= WHAT TO DO =
Copy only this: the line containing "Generate a Python", the line containing "p.ygrid.visible = False", and every line between them, exactly as written.

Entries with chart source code
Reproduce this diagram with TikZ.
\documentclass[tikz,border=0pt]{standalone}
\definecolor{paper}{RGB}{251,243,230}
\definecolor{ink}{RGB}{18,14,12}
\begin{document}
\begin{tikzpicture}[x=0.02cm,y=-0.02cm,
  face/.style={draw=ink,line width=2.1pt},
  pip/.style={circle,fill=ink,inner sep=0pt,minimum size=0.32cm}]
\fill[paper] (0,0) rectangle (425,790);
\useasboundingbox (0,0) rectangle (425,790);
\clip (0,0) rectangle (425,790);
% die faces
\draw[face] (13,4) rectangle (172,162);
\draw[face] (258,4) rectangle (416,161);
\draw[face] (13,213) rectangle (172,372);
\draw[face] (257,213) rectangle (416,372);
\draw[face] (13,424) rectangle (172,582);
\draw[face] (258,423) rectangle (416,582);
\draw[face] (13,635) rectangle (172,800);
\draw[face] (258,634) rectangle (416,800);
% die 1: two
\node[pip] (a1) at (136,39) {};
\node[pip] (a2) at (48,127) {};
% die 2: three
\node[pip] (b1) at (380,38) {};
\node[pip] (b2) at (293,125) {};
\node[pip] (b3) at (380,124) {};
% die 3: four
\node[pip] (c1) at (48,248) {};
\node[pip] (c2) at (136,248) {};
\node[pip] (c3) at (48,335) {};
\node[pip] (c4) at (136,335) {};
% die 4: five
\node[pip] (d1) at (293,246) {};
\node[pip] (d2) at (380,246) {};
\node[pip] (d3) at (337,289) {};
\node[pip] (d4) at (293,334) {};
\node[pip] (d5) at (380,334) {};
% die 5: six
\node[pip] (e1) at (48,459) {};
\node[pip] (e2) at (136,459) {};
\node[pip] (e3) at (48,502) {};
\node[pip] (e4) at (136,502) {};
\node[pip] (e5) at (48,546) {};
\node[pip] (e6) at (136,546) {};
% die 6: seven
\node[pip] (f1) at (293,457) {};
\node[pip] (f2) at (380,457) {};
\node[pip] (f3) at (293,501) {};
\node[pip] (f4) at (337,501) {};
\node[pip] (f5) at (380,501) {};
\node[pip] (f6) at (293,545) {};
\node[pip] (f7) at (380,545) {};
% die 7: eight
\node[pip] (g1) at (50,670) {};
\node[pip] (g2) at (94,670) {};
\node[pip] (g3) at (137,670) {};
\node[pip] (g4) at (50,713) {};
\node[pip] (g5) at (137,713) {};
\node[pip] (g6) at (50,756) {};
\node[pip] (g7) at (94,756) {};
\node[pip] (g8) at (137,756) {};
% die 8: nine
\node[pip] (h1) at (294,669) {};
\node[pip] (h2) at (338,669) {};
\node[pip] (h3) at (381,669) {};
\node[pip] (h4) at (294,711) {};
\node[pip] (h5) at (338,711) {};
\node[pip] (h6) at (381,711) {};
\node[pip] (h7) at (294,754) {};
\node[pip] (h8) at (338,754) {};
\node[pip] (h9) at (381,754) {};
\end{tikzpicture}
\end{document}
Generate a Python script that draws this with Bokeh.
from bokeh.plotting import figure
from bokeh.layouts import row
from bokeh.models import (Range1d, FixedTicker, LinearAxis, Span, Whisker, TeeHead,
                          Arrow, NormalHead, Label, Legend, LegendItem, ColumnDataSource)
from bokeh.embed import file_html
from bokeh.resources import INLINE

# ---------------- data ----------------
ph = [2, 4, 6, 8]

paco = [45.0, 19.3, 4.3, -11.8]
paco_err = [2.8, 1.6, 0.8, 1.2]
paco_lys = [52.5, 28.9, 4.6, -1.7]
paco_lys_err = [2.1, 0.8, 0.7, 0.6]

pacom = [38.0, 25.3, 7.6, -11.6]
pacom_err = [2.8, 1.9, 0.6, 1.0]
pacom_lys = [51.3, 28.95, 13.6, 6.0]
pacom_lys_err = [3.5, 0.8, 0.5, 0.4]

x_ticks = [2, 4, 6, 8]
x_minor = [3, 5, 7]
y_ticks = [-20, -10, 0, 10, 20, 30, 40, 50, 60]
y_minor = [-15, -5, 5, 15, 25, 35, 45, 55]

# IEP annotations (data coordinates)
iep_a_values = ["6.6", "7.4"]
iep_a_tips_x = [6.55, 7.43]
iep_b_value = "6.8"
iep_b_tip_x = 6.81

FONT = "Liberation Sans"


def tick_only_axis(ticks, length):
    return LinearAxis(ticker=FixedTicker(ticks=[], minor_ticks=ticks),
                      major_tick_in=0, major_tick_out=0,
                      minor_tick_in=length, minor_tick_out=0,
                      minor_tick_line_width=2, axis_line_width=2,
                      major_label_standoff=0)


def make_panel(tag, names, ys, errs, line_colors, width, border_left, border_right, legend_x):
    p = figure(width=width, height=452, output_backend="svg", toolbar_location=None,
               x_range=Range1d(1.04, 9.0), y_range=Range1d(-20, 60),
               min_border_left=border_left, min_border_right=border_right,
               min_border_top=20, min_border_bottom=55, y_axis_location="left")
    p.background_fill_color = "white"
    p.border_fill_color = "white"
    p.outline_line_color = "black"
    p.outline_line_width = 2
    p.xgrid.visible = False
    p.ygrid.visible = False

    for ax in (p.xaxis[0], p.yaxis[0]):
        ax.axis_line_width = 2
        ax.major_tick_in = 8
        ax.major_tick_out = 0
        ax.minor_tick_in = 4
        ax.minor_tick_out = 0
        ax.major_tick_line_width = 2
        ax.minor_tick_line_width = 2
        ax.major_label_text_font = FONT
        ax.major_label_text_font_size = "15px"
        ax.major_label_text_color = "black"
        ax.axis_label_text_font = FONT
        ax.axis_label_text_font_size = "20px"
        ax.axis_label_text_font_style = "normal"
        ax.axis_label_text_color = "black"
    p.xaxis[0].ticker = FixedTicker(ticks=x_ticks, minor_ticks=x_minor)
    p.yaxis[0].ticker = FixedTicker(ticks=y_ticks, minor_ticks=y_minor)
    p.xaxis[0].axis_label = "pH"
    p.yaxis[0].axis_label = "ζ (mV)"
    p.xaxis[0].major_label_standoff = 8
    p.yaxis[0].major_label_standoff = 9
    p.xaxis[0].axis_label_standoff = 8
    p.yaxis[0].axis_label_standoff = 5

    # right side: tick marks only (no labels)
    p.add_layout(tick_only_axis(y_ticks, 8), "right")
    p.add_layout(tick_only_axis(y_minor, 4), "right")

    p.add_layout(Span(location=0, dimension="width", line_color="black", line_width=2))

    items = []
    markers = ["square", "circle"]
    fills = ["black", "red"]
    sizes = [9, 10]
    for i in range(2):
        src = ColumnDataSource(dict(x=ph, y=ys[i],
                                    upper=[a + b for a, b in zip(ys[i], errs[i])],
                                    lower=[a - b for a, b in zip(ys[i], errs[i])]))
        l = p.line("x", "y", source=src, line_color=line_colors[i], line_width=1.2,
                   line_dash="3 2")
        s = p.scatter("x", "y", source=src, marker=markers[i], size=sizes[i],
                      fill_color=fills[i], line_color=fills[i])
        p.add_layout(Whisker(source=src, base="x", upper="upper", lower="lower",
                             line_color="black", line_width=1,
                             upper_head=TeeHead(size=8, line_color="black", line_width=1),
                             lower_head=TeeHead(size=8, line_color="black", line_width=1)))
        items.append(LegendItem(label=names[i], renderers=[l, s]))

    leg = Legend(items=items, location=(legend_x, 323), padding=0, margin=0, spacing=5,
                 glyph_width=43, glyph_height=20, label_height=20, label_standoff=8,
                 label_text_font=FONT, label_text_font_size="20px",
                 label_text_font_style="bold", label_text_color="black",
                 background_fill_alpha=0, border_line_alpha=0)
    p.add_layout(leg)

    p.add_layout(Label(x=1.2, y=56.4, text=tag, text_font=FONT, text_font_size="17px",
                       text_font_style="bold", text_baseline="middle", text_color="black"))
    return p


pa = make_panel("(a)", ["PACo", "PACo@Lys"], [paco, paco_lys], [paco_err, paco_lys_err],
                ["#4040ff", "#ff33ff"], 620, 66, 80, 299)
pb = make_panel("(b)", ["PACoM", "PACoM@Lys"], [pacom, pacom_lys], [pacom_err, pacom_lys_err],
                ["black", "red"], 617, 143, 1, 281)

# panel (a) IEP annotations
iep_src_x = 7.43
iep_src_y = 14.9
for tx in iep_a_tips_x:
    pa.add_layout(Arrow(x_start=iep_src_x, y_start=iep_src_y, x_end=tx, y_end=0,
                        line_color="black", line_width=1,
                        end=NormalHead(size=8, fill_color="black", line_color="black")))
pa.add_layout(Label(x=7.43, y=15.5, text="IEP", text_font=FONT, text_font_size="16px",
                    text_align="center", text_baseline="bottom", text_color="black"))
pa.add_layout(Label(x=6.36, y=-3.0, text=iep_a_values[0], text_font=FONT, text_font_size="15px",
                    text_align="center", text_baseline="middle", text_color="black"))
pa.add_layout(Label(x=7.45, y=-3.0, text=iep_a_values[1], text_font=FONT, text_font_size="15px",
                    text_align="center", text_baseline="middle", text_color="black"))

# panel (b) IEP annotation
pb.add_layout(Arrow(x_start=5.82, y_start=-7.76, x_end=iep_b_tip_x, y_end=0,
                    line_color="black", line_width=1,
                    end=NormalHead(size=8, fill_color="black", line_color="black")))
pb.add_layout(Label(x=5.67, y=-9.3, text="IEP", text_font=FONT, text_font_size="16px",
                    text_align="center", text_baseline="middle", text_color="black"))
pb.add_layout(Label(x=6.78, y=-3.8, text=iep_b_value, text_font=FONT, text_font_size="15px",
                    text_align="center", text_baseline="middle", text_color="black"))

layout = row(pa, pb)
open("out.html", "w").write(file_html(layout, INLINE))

= SOLUTION BELOW =
Generate a Python script that draws this with Bokeh.
from bokeh.plotting import figure
from bokeh.layouts import row
from bokeh.models import (Range1d, FixedTicker, LinearAxis, Span, Whisker, TeeHead,
                          Arrow, NormalHead, Label, Legend, LegendItem, ColumnDataSource)
from bokeh.embed import file_html
from bokeh.resources import INLINE

# ---------------- data ----------------
ph = [2, 4, 6, 8]

paco = [45.0, 19.3, 4.3, -11.8]
paco_err = [2.8, 1.6, 0.8, 1.2]
paco_lys = [52.5, 28.9, 4.6, -1.7]
paco_lys_err = [2.1, 0.8, 0.7, 0.6]

pacom = [38.0, 25.3, 7.6, -11.6]
pacom_err = [2.8, 1.9, 0.6, 1.0]
pacom_lys = [51.3, 28.95, 13.6, 6.0]
pacom_lys_err = [3.5, 0.8, 0.5, 0.4]

x_ticks = [2, 4, 6, 8]
x_minor = [3, 5, 7]
y_ticks = [-20, -10, 0, 10, 20, 30, 40, 50, 60]
y_minor = [-15, -5, 5, 15, 25, 35, 45, 55]

# IEP annotations (data coordinates)
iep_a_values = ["6.6", "7.4"]
iep_a_tips_x = [6.55, 7.43]
iep_b_value = "6.8"
iep_b_tip_x = 6.81

FONT = "Liberation Sans"


def tick_only_axis(ticks, length):
    return LinearAxis(ticker=FixedTicker(ticks=[], minor_ticks=ticks),
                      major_tick_in=0, major_tick_out=0,
                      minor_tick_in=length, minor_tick_out=0,
                      minor_tick_line_width=2, axis_line_width=2,
                      major_label_standoff=0)


def make_panel(tag, names, ys, errs, line_colors, width, border_left, border_right, legend_x):
    p = figure(width=width, height=452, output_backend="svg", toolbar_location=None,
               x_range=Range1d(1.04, 9.0), y_range=Range1d(-20, 60),
               min_border_left=border_left, min_border_right=border_right,
               min_border_top=20, min_border_bottom=55, y_axis_location="left")
    p.background_fill_color = "white"
    p.border_fill_color = "white"
    p.outline_line_color = "black"
    p.outline_line_width = 2
    p.xgrid.visible = False
    p.ygrid.visible = False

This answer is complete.